Use the following decision map when designing concurrency in Rust.

  • If the task is pure CPU-bound numeric work: use Rayon. Minimal code and best throughput.
  • If the system is IO-heavy with some CPU: use Tokio and spawn_blocking for heavy CPU tasks.
  • If shared mutable state must be isolated and mutated by a single owner: use actor model. Safety by ownership.
  • If message passing fits the problem domain (work queues, pipelines): channels are simple and expressive.
  • If state is small and updates are infrequent: Arc<Mutex> is acceptable and explicit.
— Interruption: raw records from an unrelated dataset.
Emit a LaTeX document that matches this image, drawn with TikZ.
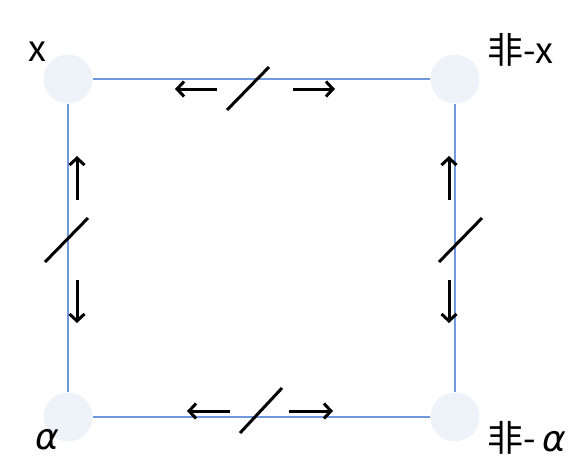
\documentclass[tikz,border=0pt]{standalone}
\usepackage{fontspec}
\setmainfont{Noto Sans CJK SC}
\newfontfamily\alphafont{DejaVu Sans}
\usepackage{tikz}
\usetikzlibrary{arrows.meta}

\definecolor{dotfill}{HTML}{EEF3F9}
\definecolor{edgeblue}{HTML}{7099DE}

\begin{document}
\begin{tikzpicture}[x=1pt,y=-1pt,
  dot/.style={circle,fill=dotfill,minimum size=49pt,inner sep=0pt},
  edge/.style={draw=edgeblue,line width=1.5pt},
  hint/.style={line width=3pt,-{Straight Barb[length=7pt,width=15pt]}},
  cut/.style={line width=3pt},
  lbl/.style={font=\fontsize{36}{40}\selectfont,inner sep=0pt}]
\useasboundingbox (0,0) rectangle (587,475);

\node[dot] (x)  at (68,79)   {};
\node[dot] (nx) at (455,79)  {};
\node[dot] (a)  at (68,417)  {};
\node[dot] (na) at (455,417) {};

\node[lbl] (lx)  at (37,52)  {x};
\node[lbl] (lnx) at (520,50) {非-x};
\node[lbl] (la)  at (47,440) {\alphafont\itshape α};
\node[lbl] (lna) at (527,438) {非-\,\alphafont\itshape α};

\draw[edge] (x) -- (nx);
\draw[edge] (nx) -- (na);
\draw[edge] (a) -- (na);
\draw[edge] (x) -- (a);

% x <-/-> non-x
\draw[hint] (217,89) -- (175,89);
\draw[hint] (293,89) -- (335,89);
\draw[cut] (227,110) -- (269,67);
% alpha <-/-> non-alpha
\draw[hint] (230,411) -- (187,411);
\draw[hint] (289,411) -- (333,411);
\draw[cut] (240,433) -- (282,388);
% x <-/-> alpha
\draw[hint] (77,200) -- (77,156);
\draw[hint] (77,280) -- (77,323);
\draw[cut] (45,262) -- (88,218);
% non-x <-/-> non-alpha
\draw[hint] (449,200) -- (449,156);
\draw[hint] (449,280) -- (449,323);
\draw[cut] (439,262) -- (482,218);
\end{tikzpicture}
\end{document}
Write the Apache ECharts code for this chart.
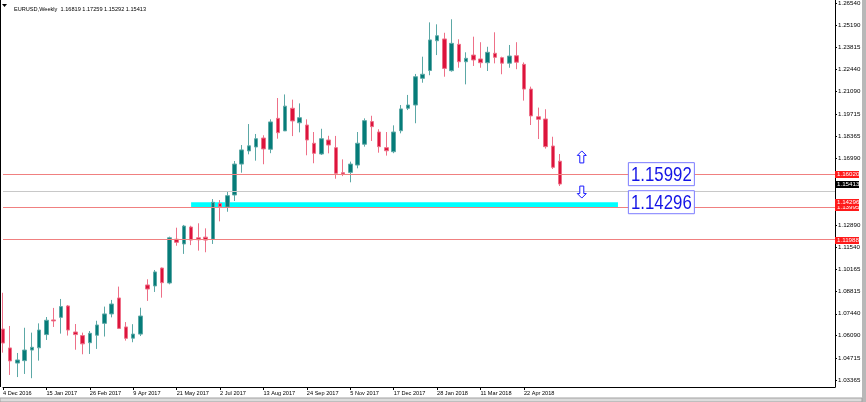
<!DOCTYPE html>
<html><head><meta charset="utf-8">
<script src="https://cdn.jsdelivr.net/npm/echarts@6/dist/echarts.min.js"></script>
<style>html,body{margin:0;padding:0;background:#fff}#c{width:866px;height:402px}</style>
</head><body><div id="c"></div>
<script>
const titleText = 'EURUSD,Weekly  1.16819 1.17259 1.15292 1.15413';
const weeks = ['4 Dec 2016','11 Dec 2016','18 Dec 2016','25 Dec 2016',
'1 Jan 2017','8 Jan 2017','15 Jan 2017','22 Jan 2017','29 Jan 2017','5 Feb 2017','12 Feb 2017','19 Feb 2017','26 Feb 2017',
'5 Mar 2017','12 Mar 2017','19 Mar 2017','26 Mar 2017','2 Apr 2017','9 Apr 2017','16 Apr 2017','23 Apr 2017','30 Apr 2017',
'7 May 2017','14 May 2017','21 May 2017','28 May 2017','4 Jun 2017','11 Jun 2017','18 Jun 2017','25 Jun 2017',
'2 Jul 2017','9 Jul 2017','16 Jul 2017','23 Jul 2017','30 Jul 2017','6 Aug 2017','13 Aug 2017','20 Aug 2017','27 Aug 2017',
'3 Sep 2017','10 Sep 2017','17 Sep 2017','24 Sep 2017','1 Oct 2017','8 Oct 2017','15 Oct 2017','22 Oct 2017','29 Oct 2017',
'5 Nov 2017','12 Nov 2017','19 Nov 2017','26 Nov 2017','3 Dec 2017','10 Dec 2017','17 Dec 2017','24 Dec 2017','31 Dec 2017',
'7 Jan 2018','14 Jan 2018','21 Jan 2018','28 Jan 2018','4 Feb 2018','11 Feb 2018','18 Feb 2018','25 Feb 2018',
'4 Mar 2018','11 Mar 2018','18 Mar 2018','25 Mar 2018','1 Apr 2018','8 Apr 2018','15 Apr 2018','22 Apr 2018','29 Apr 2018',
'6 May 2018','13 May 2018','20 May 2018','27 May 2018'];
const opens = [1.0650,1.0534,1.0441,1.0456,1.0521,1.0535,1.0616,1.0706,1.0722,1.0792,1.0632,1.0610,1.0566,
1.0612,1.0685,1.0743,1.0841,1.0663,1.0594,1.0619,1.0921,1.0915,1.1025,1.0933,1.1202,1.1173,1.1277,1.1211,1.1215,1.1202,
1.1421,1.1400,1.1474,1.1664,1.1745,1.1769,1.1824,1.1755,1.1945,1.1868,1.2007,1.1918,1.1904,1.1792,1.1726,1.1812,1.1765,1.1611,
1.1613,1.1658,1.1786,1.1925,1.1861,1.1765,1.1740,1.1869,1.2007,1.2027,1.2191,1.2239,1.2422,1.2433,1.2238,1.2400,1.2293,
1.2334,1.2310,1.2287,1.2345,1.2318,1.2284,1.2330,1.2277,1.2125,1.1955,1.1941,1.1775,1.16819];
const highs = [1.0873,1.0669,1.0503,1.0658,1.0628,1.0685,1.0724,1.0780,1.0835,1.0798,1.0681,1.0628,1.0638,
1.0701,1.0788,1.0829,1.0911,1.0693,1.0680,1.0781,1.0956,1.1013,1.1028,1.1218,1.1273,1.1290,1.1285,1.1300,1.1269,1.1449,
1.1443,1.1494,1.1683,1.1781,1.1910,1.1849,1.1841,1.1939,1.2070,1.2092,1.2060,1.2037,1.1939,1.1861,1.1881,1.1838,1.1837,1.1693,
1.1679,1.1861,1.1945,1.1961,1.1878,1.1861,1.1902,1.2027,1.2089,1.2218,1.2324,1.2535,1.2523,1.2471,1.2554,1.2431,1.2351,
1.2447,1.2413,1.2385,1.2474,1.2324,1.2396,1.2413,1.2289,1.2140,1.2011,1.2001,1.1832,1.17259];
const lows = [1.0505,1.0368,1.0355,1.0374,1.0348,1.0456,1.0583,1.0663,1.0622,1.0610,1.0523,1.0495,1.0497,
1.0528,1.0604,1.0722,1.0650,1.0579,1.0569,1.0607,1.0823,1.0878,1.0843,1.0925,1.1162,1.1112,1.1166,1.1132,1.1122,1.1173,
1.1312,1.1371,1.1437,1.1611,1.1724,1.1685,1.1663,1.1731,1.1820,1.1867,1.1836,1.1859,1.1718,1.1669,1.1720,1.1730,1.1574,1.1590,
1.1552,1.1638,1.1771,1.1806,1.1734,1.1716,1.1731,1.1853,1.1996,1.1915,1.2164,1.2210,1.2334,1.2201,1.2232,1.2256,1.2154,
1.2267,1.2256,1.2236,1.2283,1.2216,1.2256,1.2247,1.2054,1.1904,1.1818,1.1759,1.1634,1.15292];
const closes = [1.0564,1.0454,1.0460,1.0521,1.0538,1.0644,1.0704,1.0700,1.0788,1.0644,1.0616,1.0559,1.0624,
1.0675,1.0743,1.0804,1.0654,1.0593,1.0619,1.0730,1.0896,1.1001,1.0935,1.1211,1.1183,1.1283,1.1197,1.1199,1.1197,1.1429,
1.1402,1.1470,1.1664,1.1751,1.1776,1.1820,1.1757,1.1923,1.1857,1.2020,1.1929,1.1949,1.1812,1.1730,1.1820,1.1781,1.1607,1.1603,
1.1664,1.1792,1.1931,1.1894,1.1771,1.1746,1.1861,1.2003,1.2027,1.2201,1.2216,1.2427,1.2453,1.2252,1.2406,1.2293,1.2314,
1.2304,1.2287,1.2351,1.2320,1.2284,1.2328,1.2290,1.2125,1.1960,1.1939,1.1771,1.1644,1.15413];
const priceTicks = [1.26540,1.25190,1.23815,1.22440,1.21090,1.19715,1.18365,1.16990,1.12890,1.11540,1.10165,1.08815,1.07440,1.06090,1.04715,1.03365];
const levelPrices = [1.16020,1.15413,1.13995,1.14296,1.11988];
const levelIsBid = [false,true,false,false,false];
const zonePrices = [1.14296,1.13995];
const zoneWeeks = [26,85];
const boxTexts = ['1.15992','1.14296'];
const boxPrices = [1.16020,1.14296];
const boxSlot = 91;
const arrowPrices = [1.1708,1.1492];
const arrowSlot = 80;
const slotCount = 116;

const cats = weeks.concat(Array.from({length: slotCount - weeks.length}, (_, i) => 'pad' + i));
const ohlc = opens.map((o, i) => [o, closes[i], lows[i], highs[i]]);
const showIdx = (i) => i % 6 === 0 && i < weeks.length;
const FONT = '"Liberation Sans", Arial, sans-serif';

const chart = echarts.init(document.getElementById('c'), null, {renderer: 'canvas'});
chart.setOption({
  animation: false,
  backgroundColor: '#fff',
  title: {text: titleText, left: 9, top: 1, textStyle: {fontSize: 5.6, fontWeight: 'normal', color: '#000', fontFamily: FONT}},
  grid: {left: 1, right: 31, top: 0, bottom: 15, show: false},
  xAxis: {
    type: 'category', data: cats, boundaryGap: false,
    axisLine: {show: true, lineStyle: {color: '#000', width: 1}},
    axisTick: {show: true, length: 3, interval: showIdx, lineStyle: {color: '#000'}},
    axisLabel: {interval: showIdx, align: 'left', margin: 3, fontSize: 5.6, color: '#000', fontFamily: FONT},
    splitLine: {show: false}
  },
  yAxis: {
    type: 'value', position: 'right', min: 1.02939, max: 1.26724,
    axisLine: {show: true, lineStyle: {color: '#000', width: 1}},
    axisTick: {show: true, length: 2, customValues: priceTicks, lineStyle: {color: '#000'}},
    axisLabel: {customValues: priceTicks, formatter: v => v.toFixed(5), fontSize: 6.2, color: '#000', margin: 3, fontFamily: FONT},
    splitLine: {show: false}
  },
  series: [{
    type: 'candlestick', data: ohlc, barWidth: 4, clip: true,
    itemStyle: {color: '#067c79', color0: '#dc143c', borderColor: '#5ca8a6', borderColor0: '#ee7088', borderWidth: 1},
    markArea: {silent: true, itemStyle: {color: '#00ffff'},
      data: [[{xAxis: zoneWeeks[0], yAxis: zonePrices[0]}, {xAxis: zoneWeeks[1], yAxis: zonePrices[1]}]]},
    markLine: {silent: true, symbol: ['none', 'none'], animation: false, label: {show: false},
      data: levelPrices.map((p, i) => ({
        yAxis: p,
        lineStyle: {color: levelIsBid[i] ? '#c8c8c8' : '#f08080', type: 'solid', width: 1}
      }))}
  }]
});

function place() {
  const g = [];
  levelPrices.forEach((p, i) => {
    const y = chart.convertToPixel({yAxisIndex: 0}, p);
    g.push({type: 'rect', shape: {x: 835, y: Math.round(y) - 3, width: 24, height: 7},
      style: {fill: levelIsBid[i] ? '#000' : '#ff1a1a'}, z: 110 + i});
    g.push({type: 'text', x: 837, y: Math.round(y) + 0.5, z: 110 + i,
      style: {text: p.toFixed(5), font: '6.2px ' + FONT, fill: '#fff', align: 'left', verticalAlign: 'middle', textAlign: 'left', textVerticalAlign: 'middle'}});
  });
  boxPrices.forEach((p, i) => {
    const [x, y] = chart.convertToPixel({gridIndex: 0}, [boxSlot, p]);
    g.push({type: 'rect', shape: {x: x - 33, y: y - 11.5, width: 66, height: 23}, style: {fill: '#fff', stroke: '#7b7bff', lineWidth: 1}, z: 100});
    g.push({type: 'text', x: x, y: y + 1, scaleX: 0.8, z: 101,
      style: {text: boxTexts[i], font: '21px ' + FONT, fill: '#1414e6', align: 'center', verticalAlign: 'middle', textAlign: 'center', textVerticalAlign: 'middle'}});
  });
  arrowPrices.forEach((p, i) => {
    const [x, y] = chart.convertToPixel({gridIndex: 0}, [arrowSlot, p]);
    const s = i === 0 ? 1 : -1;
    const pts = [[0, -6], [4.5, -1.5], [2, -1.5], [2, 6], [-2, 6], [-2, -1.5], [-4.5, -1.5]].map(([a, b]) => [x + a, y + s * b]);
    g.push({type: 'polygon', shape: {points: pts}, style: {fill: '#fff', stroke: '#1a1aff', lineWidth: 1}, z: 100});
  });
  g.push({type: 'polygon', shape: {points: [[2, 4], [7, 4], [4.5, 7]]}, style: {fill: '#000'}, z: 100});
  g.push({type: 'line', shape: {x1: 0.5, y1: 0, x2: 0.5, y2: 387}, style: {stroke: '#000', lineWidth: 1}, z: 100});
  g.push({type: 'rect', shape: {x: 862, y: 0, width: 4, height: 402}, style: {fill: '#b8b8b8'}, z: 100});
  g.push({type: 'rect', shape: {x: 0, y: 398, width: 862, height: 4}, style: {fill: '#dcdcdc', stroke: '#a0a0a0', lineWidth: 1}, z: 100});
  chart.setOption({graphic: g});
}
place();
</script>
</body></html>
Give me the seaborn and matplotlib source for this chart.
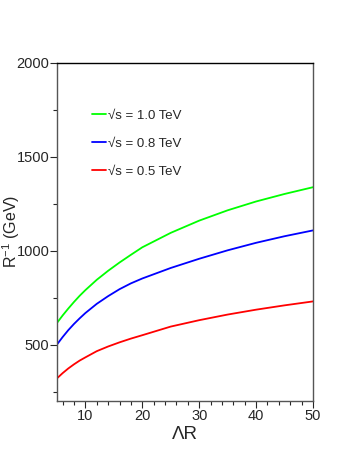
import numpy as np
import pandas as pd
import matplotlib
matplotlib.use("Agg")
import matplotlib.pyplot as plt
from matplotlib.ticker import MultipleLocator
import seaborn as sns

# Lambda*R values and R^-1 (GeV) for each collider energy
lam_r = [5, 6, 7, 8, 9, 10, 12, 14, 16, 18, 20, 25, 30, 35, 40, 45, 50]
rinv_10 = [615, 655, 692, 727, 760, 790, 845, 893, 937, 978, 1018, 1095, 1160, 1215, 1262, 1302, 1338]
rinv_08 = [500, 540, 577, 610, 640, 668, 717, 758, 795, 826, 852, 908, 957, 1002, 1042, 1077, 1108]
rinv_05 = [320, 348, 373, 395, 415, 432, 465, 490, 512, 532, 550, 596, 630, 660, 686, 709, 730]

labels = ["√s = 1.0 TeV", "√s = 0.8 TeV", "√s = 0.5 TeV"]
colors = ["#00ff00", "#0000ff", "#ff0000"]

df = pd.concat([
    pd.DataFrame({"LR": lam_r, "Rinv": rinv_10, "energy": labels[0]}),
    pd.DataFrame({"LR": lam_r, "Rinv": rinv_08, "energy": labels[1]}),
    pd.DataFrame({"LR": lam_r, "Rinv": rinv_05, "energy": labels[2]}),
])

sns.set_style("ticks")
plt.rcParams["font.family"] = ["Liberation Sans", "DejaVu Sans"]
plt.rcParams["mathtext.default"] = "regular"

fig = plt.figure(figsize=(3.47, 4.49), dpi=100)
ax = fig.add_axes([0.164, 0.107, 0.738, 0.753])

sns.lineplot(data=df, x="LR", y="Rinv", hue="energy", hue_order=labels,
             palette=colors, linewidth=1.3, ax=ax)

ax.set_xlim(5, 50)
ax.set_ylim(200, 2000)
ax.set_xticks([10, 20, 30, 40, 50])
ax.set_yticks([500, 1000, 1500, 2000])
ax.xaxis.set_minor_locator(MultipleLocator(2))
ax.yaxis.set_minor_locator(MultipleLocator(250))
ax.tick_params(which="major", length=5, width=0.8, labelsize=10.5, pad=1)
ax.tick_params(axis="y", which="major", pad=0.5)
ax.tick_params(which="minor", length=3, width=0.8)

for side in ["left", "right", "bottom"]:
    ax.spines[side].set_color("#555555")
ax.spines["top"].set_color("black")
for s in ax.spines.values():
    s.set_linewidth(1.0)

ax.set_xlabel("ΛR", fontsize=13.5, labelpad=2)
ax.set_ylabel("R$^{-1}$ (GeV)", fontsize=11.5)
ax.yaxis.set_label_coords(-0.138, 0.5)

ax.legend(frameon=False, fontsize=9.5, loc="upper left",
          bbox_to_anchor=(0.09, 0.897), handlelength=1.1, handletextpad=0.15,
          labelspacing=1.2)

fig.savefig("out.png", dpi=100)
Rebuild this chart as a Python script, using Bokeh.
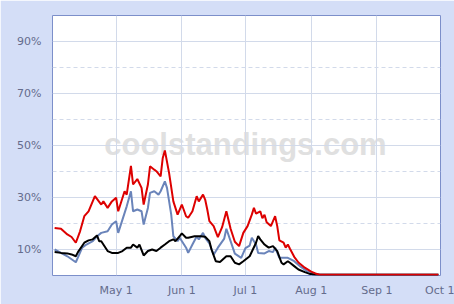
from bokeh.plotting import figure
from bokeh.models import FixedTicker, DatetimeTickFormatter, Grid, Label, Range1d
from bokeh.embed import file_html
from bokeh.resources import INLINE
import datetime as dt

# ---- data (percent) ----
red_dates = ["2010-04-02", "2010-04-05", "2010-04-08", "2010-04-10", "2010-04-12", "2010-04-14",
             "2010-04-16", "2010-04-18", "2010-04-21", "2010-04-24", "2010-04-25", "2010-04-27",
             "2010-04-29", "2010-05-01", "2010-05-02", "2010-05-05", "2010-05-06", "2010-05-08",
             "2010-05-09", "2010-05-11", "2010-05-13", "2010-05-14", "2010-05-16", "2010-05-17",
             "2010-05-19", "2010-05-20", "2010-05-22", "2010-05-23", "2010-05-24", "2010-05-26",
             "2010-05-28", "2010-05-30", "2010-06-01", "2010-06-03", "2010-06-04", "2010-06-06",
             "2010-06-08", "2010-06-09", "2010-06-11", "2010-06-12", "2010-06-13", "2010-06-14",
             "2010-06-16", "2010-06-18", "2010-06-20", "2010-06-22", "2010-06-24", "2010-06-26",
             "2010-06-28", "2010-06-30", "2010-07-02", "2010-07-04", "2010-07-05", "2010-07-06",
             "2010-07-08", "2010-07-09", "2010-07-10", "2010-07-11", "2010-07-13", "2010-07-15",
             "2010-07-16", "2010-07-17", "2010-07-19", "2010-07-20", "2010-07-21", "2010-07-22",
             "2010-07-24", "2010-07-26", "2010-07-29", "2010-08-01", "2010-08-03", "2010-08-05",
             "2010-09-30"]
red_vals = [18.3, 18.0, 15.8, 14.8, 12.6, 17.0,
            22.8, 24.7, 30.5, 27.3, 28.5, 26.0,
            28.5, 29.9, 24.7, 32.4, 31.1, 42.2,
            35.0, 37.1, 33.7, 27.3, 35.0, 42.0,
            40.7, 40.1, 38.1, 45.2, 48.1, 39.4,
            28.5, 23.4, 27.3, 22.8, 22.2, 24.7,
            30.5, 28.5, 31.1, 29.2, 25.4, 20.9,
            19.0, 14.8, 18.6, 24.7, 18.0, 13.0,
            11.3, 16.4, 19.0, 23.4, 26.0, 23.8,
            24.7, 22.0, 23.4, 20.5, 19.0, 22.8,
            19.0, 13.5, 12.6, 10.7, 11.9, 10.3,
            7.2, 5.0, 3.0, 1.5, 0.8, 0.3,
            0.3]

blue_dates = ["2010-04-02", "2010-04-05", "2010-04-08", "2010-04-12", "2010-04-15", "2010-04-17",
              "2010-04-20", "2010-04-22", "2010-04-24", "2010-04-27", "2010-04-29", "2010-05-01",
              "2010-05-02", "2010-05-04", "2010-05-06", "2010-05-08", "2010-05-09", "2010-05-11",
              "2010-05-13", "2010-05-14", "2010-05-16", "2010-05-17", "2010-05-19", "2010-05-21",
              "2010-05-22", "2010-05-24", "2010-05-25", "2010-05-27", "2010-05-28", "2010-05-30",
              "2010-05-31", "2010-06-03", "2010-06-04", "2010-06-06", "2010-06-08", "2010-06-09",
              "2010-06-11", "2010-06-12", "2010-06-14", "2010-06-16", "2010-06-18", "2010-06-21",
              "2010-06-22", "2010-06-24", "2010-06-26", "2010-06-29", "2010-07-01", "2010-07-03",
              "2010-07-04", "2010-07-06", "2010-07-07", "2010-07-10", "2010-07-12", "2010-07-14",
              "2010-07-15", "2010-07-17", "2010-07-19", "2010-07-21", "2010-07-24", "2010-07-27",
              "2010-07-30", "2010-08-02", "2010-08-05", "2010-09-30"]
blue_vals = [10.0, 8.7, 7.4, 5.1, 10.7, 11.9,
             13.2, 15.1, 16.4, 17.0, 19.6, 20.9,
             16.4, 21.5, 26.6, 32.4, 24.7, 25.4,
             24.7, 19.6, 26.0, 31.8, 32.4, 31.1,
             32.4, 36.2, 33.7, 23.4, 15.1, 13.2,
             14.5, 10.7, 8.7, 11.9, 15.0, 13.9,
             16.4, 14.5, 12.3, 8.0, 10.7, 14.2,
             18.0, 13.2, 8.4, 6.8, 10.5, 11.5,
             14.5, 11.9, 8.7, 8.5, 9.4, 9.0,
             10.7, 6.8, 6.8, 6.8, 5.5, 3.4,
             1.7, 0.8, 0.3, 0.3]

black_dates = ["2010-04-02", "2010-04-05", "2010-04-08", "2010-04-10", "2010-04-12", "2010-04-13",
               "2010-04-16", "2010-04-18", "2010-04-20", "2010-04-22", "2010-04-23", "2010-04-24",
               "2010-04-27", "2010-04-29", "2010-05-02", "2010-05-04", "2010-05-06", "2010-05-08",
               "2010-05-09", "2010-05-11", "2010-05-12", "2010-05-14", "2010-05-16", "2010-05-18",
               "2010-05-20", "2010-05-22", "2010-05-24", "2010-05-26", "2010-05-28", "2010-05-29",
               "2010-05-31", "2010-06-01", "2010-06-03", "2010-06-04", "2010-06-07", "2010-06-10",
               "2010-06-12", "2010-06-14", "2010-06-15", "2010-06-17", "2010-06-19", "2010-06-22",
               "2010-06-24", "2010-06-26", "2010-06-28", "2010-06-30", "2010-07-03", "2010-07-06",
               "2010-07-07", "2010-07-08", "2010-07-10", "2010-07-11", "2010-07-12", "2010-07-14",
               "2010-07-16", "2010-07-18", "2010-07-19", "2010-07-21", "2010-07-22", "2010-07-24",
               "2010-07-26", "2010-07-29", "2010-07-31", "2010-08-03", "2010-09-30"]
black_vals = [9.0, 8.7, 8.5, 8.1, 7.4, 9.0,
              12.6, 13.5, 13.9, 15.4, 13.2, 13.2,
              9.4, 8.7, 8.7, 9.4, 10.7, 10.7,
              11.9, 10.7, 11.9, 7.7, 9.4, 10.0,
              9.4, 10.7, 11.9, 13.2, 13.9, 13.2,
              15.1, 16.2, 14.5, 14.5, 15.1, 15.1,
              14.9, 13.2, 10.0, 5.5, 5.2, 7.4,
              7.4, 4.9, 4.3, 5.5, 7.4, 12.6,
              15.2, 13.9, 11.9, 11.3, 10.7, 11.3,
              9.4, 4.9, 4.3, 5.5, 4.9, 3.6,
              2.3, 1.3, 0.7, 0.3, 0.3]

x_start = "2010-04-01"
x_end = "2010-10-01"
month_ticks = ["2010-05-01", "2010-06-01", "2010-07-01", "2010-08-01", "2010-09-01", "2010-10-01"]
y_major = [10, 30, 50, 70, 90]
y_minor = [20, 40, 60, 80]
watermark = "coolstandings.com"


def to_dt(s):
    return dt.datetime.strptime(s, "%Y-%m-%d")


def to_ms(s):
    return (to_dt(s) - dt.datetime(1970, 1, 1)).total_seconds() * 1000.0


BG = "#D4DEF7"
GRID = "#D2DAEA"
LABEL = "#646C8C"

p = figure(width=454, height=304, x_axis_type="datetime", output_backend="svg",
           toolbar_location=None,
           x_range=Range1d(to_dt(x_start), to_dt(x_end)), y_range=Range1d(0, 100),
           min_border_left=52, min_border_right=14, min_border_top=15, min_border_bottom=29)
p.background_fill_color = "white"
p.border_fill_color = BG
p.outline_line_color = "#7C8FCA"
p.outline_line_width = 1

# axes
p.xaxis.ticker = FixedTicker(ticks=[to_ms(t) for t in month_ticks])
p.xaxis.formatter = DatetimeTickFormatter(days="%b %-d", months="%b %-d", years="%b %-d")
p.yaxis.ticker = FixedTicker(ticks=y_major)
p.yaxis.major_label_overrides = {v: f"{v}%" for v in y_major}
for ax in (p.xaxis[0], p.yaxis[0]):
    ax.axis_line_color = None
    ax.major_tick_line_color = None
    ax.minor_tick_line_color = None
    ax.major_label_text_color = LABEL
    ax.major_label_text_font = "DejaVu Sans"
    ax.major_label_text_font_size = "11px"
p.yaxis.major_label_standoff = 5
p.xaxis.major_label_standoff = 2

p.xgrid.grid_line_color = GRID
p.ygrid.grid_line_color = GRID
minor_grid = Grid(dimension=1, ticker=FixedTicker(ticks=y_minor),
                  grid_line_color=GRID, grid_line_dash="4 3")
p.add_layout(minor_grid)

wm = Label(x=to_dt("2010-07-01"), y=50.3, text=watermark, text_align="center",
           text_baseline="middle", text_font="Liberation Sans", text_font_style="bold",
           text_font_size="31px", text_color="#E0E0E0", level="image")
p.add_layout(wm)

p.line([to_dt(d) for d in blue_dates], blue_vals, line_color="#6A84BA", line_width=2)
p.line([to_dt(d) for d in black_dates], black_vals, line_color="#000000", line_width=2)
p.line([to_dt(d) for d in red_dates], red_vals, line_color="#DD0000", line_width=2)

open("out.html", "w").write(file_html(p, INLINE))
Practical tips and warnings (mentor-to-developer)

  • Always compile and benchmark with --release. Debug builds lie about performance.
  • Measure on similar hardware to production. Local laptop results may mislead.
  • Avoid holding a mutex across long-running operations. Acquire, mutate, release.
  • Do not assume async tasks are parallel; validate spawn_blocking or a multithreaded runtime for CPU work.
  • For complex workloads, prefer higher-level crates (Rayon, Tokio) over ad-hoc thread management. Fewer bugs appear when the runtime handles scheduling.

You will ship safer code if one simple rule is followed: pick a model, use it consistently, and only mix models when necessary.


Closing: a direct word to the reader

You now have five practical tools. Try them. Run the code. Observe the numbers on your machine. If a bug appears in production, create a test that reproduces it locally and then reason which model prevents its class of bugs. That practice will save time, users, and late-night panic.